1. Field of the Invention
The present invention relates to a light emitting device in which a light emitting element and an element for supplying current to the light emitting element are provided for each of a plurality of pixels and to a method for fabricating the light emitting device.
2. Description of the Related Art
A light emitting element has high visibility since it emits light by itself, and is most suitable for thinning since it does not need a backlight, which is required in a liquid crystal display device (LCD); further, there is no limitation of viewing angle either. Therefore, a light emitting device with the use of a light emitting element has been attracting attention as a display device which replaces a CRT and an LCD. In late years, a light emitting device has been put to practical use; for example, it is provided in a cellular phone or an electronic device such as a digital still camera.
A light emitting element has an anode, a cathode, and an electroluminescent layer sandwiched between the two electrodes. One of the two electrodes is referred to as a pixel electrode hereinafter. In the pixel electrode, the potential is controlled corresponding to a video signal and a pixel electrode in a pixel is separated from pixel electrodes in other pixels. The other electrode in which a common potential is given (referred to as a counter electrode) is normally formed all over to be shared by all pixels, or formed so that pixels of each of RGB have a common counter electrode because it is not realistic to divide the counter electrode as the pixel electrode. Supply of potential to the counter electrode is performed via a connection terminal provided at an end portion of a panel. Specifically, the contact of the counter electrode with a wiring for leading (referred to as a leader wiring) is made, and the counter electrode and the connection terminal are electrically connected by the leader wiring. Then, the contact is provided in a region other than an area where the electroluminescent layer of a pixel area is formed.
As a screen is made larger, the area of the pixel area becomes larger, and potential drop due to the resistance of the counter electrode tends to be significant. Brightness gradient could be observed when viewed as a whole pixel area since the absolute value of voltage Vel applied between electrodes of a light emitting element is reduced in a pixel in which the potential drop of a counter electrode is significant. In order to avoid the above problem, a technology is proposed in Reference 1 (Reference 1: Japanese Patent Laid-Open No. 2002-033198). In the technology, an electrode for an auxiliary (an auxiliary electrode) is formed from a material with low resistance so that the auxiliary electrode is connected to a counter electrode, thereby uniforming the potential in the plane of the counter electrode after the formation of the light emitting element.
As mentioned above, in the cases where the resistivity of a material forming a counter electrode is high, or where the resistance of a counter electrode becomes high due to the increase in the area of a pixel area, it is a very effective measure to form an auxiliary electrode for uniforming the potential in the plane of the counter electrode. However, it is necessary to lay out the auxiliary electrode so as to obstruct as less light from a light emitting element as possible in the case of a type of a light emitting device (a top emission type) in which light emitted from an electroluminescent layer is released from a light transmitting counter electrode. However, even if an auxiliary electrode is formed only in an area which is not overlapped with a pixel area, it is difficult to obtain desirable effect of the uniform potential in the plane of the counter electrode. Therefore, an auxiliary electrode is formed over a counter electrode in the area where light emission is not actually obtained, such as an area between light emitting elements of adjacent pixels.

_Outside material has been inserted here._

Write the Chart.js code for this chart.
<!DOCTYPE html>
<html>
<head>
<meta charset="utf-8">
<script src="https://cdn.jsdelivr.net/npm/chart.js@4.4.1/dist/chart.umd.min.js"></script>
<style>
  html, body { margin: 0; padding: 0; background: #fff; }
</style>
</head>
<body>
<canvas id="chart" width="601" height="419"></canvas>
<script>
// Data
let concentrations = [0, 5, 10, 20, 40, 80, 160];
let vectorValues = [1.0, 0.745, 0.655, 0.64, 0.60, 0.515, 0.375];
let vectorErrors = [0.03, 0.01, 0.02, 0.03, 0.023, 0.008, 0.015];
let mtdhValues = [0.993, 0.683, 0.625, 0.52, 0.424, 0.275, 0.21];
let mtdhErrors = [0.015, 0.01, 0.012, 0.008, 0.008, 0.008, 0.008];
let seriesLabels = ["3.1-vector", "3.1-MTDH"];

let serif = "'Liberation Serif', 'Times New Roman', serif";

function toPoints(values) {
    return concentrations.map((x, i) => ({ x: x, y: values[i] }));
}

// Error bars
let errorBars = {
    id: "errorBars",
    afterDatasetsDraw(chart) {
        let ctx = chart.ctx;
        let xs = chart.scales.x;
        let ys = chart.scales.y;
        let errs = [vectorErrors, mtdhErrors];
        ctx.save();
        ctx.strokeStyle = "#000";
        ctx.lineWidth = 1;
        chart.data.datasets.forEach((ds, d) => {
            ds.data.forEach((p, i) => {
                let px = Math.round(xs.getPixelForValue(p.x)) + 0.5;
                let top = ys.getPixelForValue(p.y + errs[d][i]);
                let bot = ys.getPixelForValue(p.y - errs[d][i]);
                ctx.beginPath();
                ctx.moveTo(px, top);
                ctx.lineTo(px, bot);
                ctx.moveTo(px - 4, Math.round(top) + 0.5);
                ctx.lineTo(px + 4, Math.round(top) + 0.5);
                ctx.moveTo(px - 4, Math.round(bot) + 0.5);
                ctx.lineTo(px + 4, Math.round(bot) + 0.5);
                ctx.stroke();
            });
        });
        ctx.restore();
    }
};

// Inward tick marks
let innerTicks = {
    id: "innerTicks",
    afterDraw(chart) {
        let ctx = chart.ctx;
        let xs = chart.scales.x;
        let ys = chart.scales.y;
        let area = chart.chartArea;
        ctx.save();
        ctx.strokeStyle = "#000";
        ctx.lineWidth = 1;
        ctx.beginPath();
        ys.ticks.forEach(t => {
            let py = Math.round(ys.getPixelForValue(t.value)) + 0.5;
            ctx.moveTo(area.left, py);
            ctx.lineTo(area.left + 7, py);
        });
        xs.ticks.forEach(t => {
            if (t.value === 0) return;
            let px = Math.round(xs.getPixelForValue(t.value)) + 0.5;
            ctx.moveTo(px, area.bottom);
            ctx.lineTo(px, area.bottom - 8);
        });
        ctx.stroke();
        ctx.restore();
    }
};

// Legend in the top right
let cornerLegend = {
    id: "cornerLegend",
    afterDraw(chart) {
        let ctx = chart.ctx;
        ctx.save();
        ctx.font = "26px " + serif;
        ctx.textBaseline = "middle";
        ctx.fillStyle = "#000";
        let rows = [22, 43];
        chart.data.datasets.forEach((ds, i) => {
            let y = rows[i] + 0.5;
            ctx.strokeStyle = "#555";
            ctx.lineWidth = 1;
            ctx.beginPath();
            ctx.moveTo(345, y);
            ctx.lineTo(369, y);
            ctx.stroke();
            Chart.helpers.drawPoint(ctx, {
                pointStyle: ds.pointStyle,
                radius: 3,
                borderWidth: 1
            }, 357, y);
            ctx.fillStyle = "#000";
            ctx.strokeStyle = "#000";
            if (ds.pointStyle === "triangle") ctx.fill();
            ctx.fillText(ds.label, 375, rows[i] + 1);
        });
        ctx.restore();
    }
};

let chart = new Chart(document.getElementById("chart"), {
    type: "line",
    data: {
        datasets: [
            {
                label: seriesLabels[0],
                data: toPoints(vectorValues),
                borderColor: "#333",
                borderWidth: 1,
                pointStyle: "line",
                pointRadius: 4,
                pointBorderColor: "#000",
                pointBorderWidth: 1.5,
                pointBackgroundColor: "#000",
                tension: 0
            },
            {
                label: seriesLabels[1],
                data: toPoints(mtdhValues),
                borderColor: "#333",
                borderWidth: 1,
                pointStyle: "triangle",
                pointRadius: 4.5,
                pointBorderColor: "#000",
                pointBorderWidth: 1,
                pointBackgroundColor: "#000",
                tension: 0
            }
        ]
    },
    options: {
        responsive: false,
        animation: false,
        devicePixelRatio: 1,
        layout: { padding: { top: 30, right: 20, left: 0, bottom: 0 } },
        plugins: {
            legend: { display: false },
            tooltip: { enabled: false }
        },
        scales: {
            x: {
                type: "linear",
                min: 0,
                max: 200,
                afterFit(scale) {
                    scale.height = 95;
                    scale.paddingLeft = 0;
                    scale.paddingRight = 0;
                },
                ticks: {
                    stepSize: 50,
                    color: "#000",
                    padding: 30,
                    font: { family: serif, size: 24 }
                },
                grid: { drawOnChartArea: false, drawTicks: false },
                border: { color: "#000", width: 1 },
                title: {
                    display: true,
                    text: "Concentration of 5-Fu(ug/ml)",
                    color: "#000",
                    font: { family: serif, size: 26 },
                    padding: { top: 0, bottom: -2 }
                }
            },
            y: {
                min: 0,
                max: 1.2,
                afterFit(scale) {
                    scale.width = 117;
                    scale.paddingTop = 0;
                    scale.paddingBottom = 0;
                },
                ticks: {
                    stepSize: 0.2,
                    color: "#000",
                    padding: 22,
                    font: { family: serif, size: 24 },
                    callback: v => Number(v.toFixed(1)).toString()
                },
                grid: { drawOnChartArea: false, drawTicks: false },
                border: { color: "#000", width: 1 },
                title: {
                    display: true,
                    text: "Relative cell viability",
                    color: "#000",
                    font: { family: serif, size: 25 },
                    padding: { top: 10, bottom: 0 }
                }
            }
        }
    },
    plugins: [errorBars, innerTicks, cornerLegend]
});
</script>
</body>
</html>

However, as the size of a pixel is reduced due to developments in higher precision of pixels as well as larger screens, the width between light emitting elements of adjacent pixels becomes less than 20 μm. Accordingly, an auxiliary electrode is required to fit within the above width, and it is becoming difficult to form an auxiliary electrode over a counter electrode by vapor deposition with the use of a metal mask which cannot form a very precise pattern. When an auxiliary electrode is formed over a counter electrode by photolithography, the pattern can be formed with precision of μm or less. However, it is unfavorable since degradation of a light emitting element due to light or moisture might be accelerated in serial steps including exposure, development, and removal of a photoresist. Further, although an auxiliary electrode can be formed by a printing method typified by ink-jet printing, it is undesirable since the number of steps for forming the auxiliary electrode would increase. This problem is the same in vapor deposition and lithography.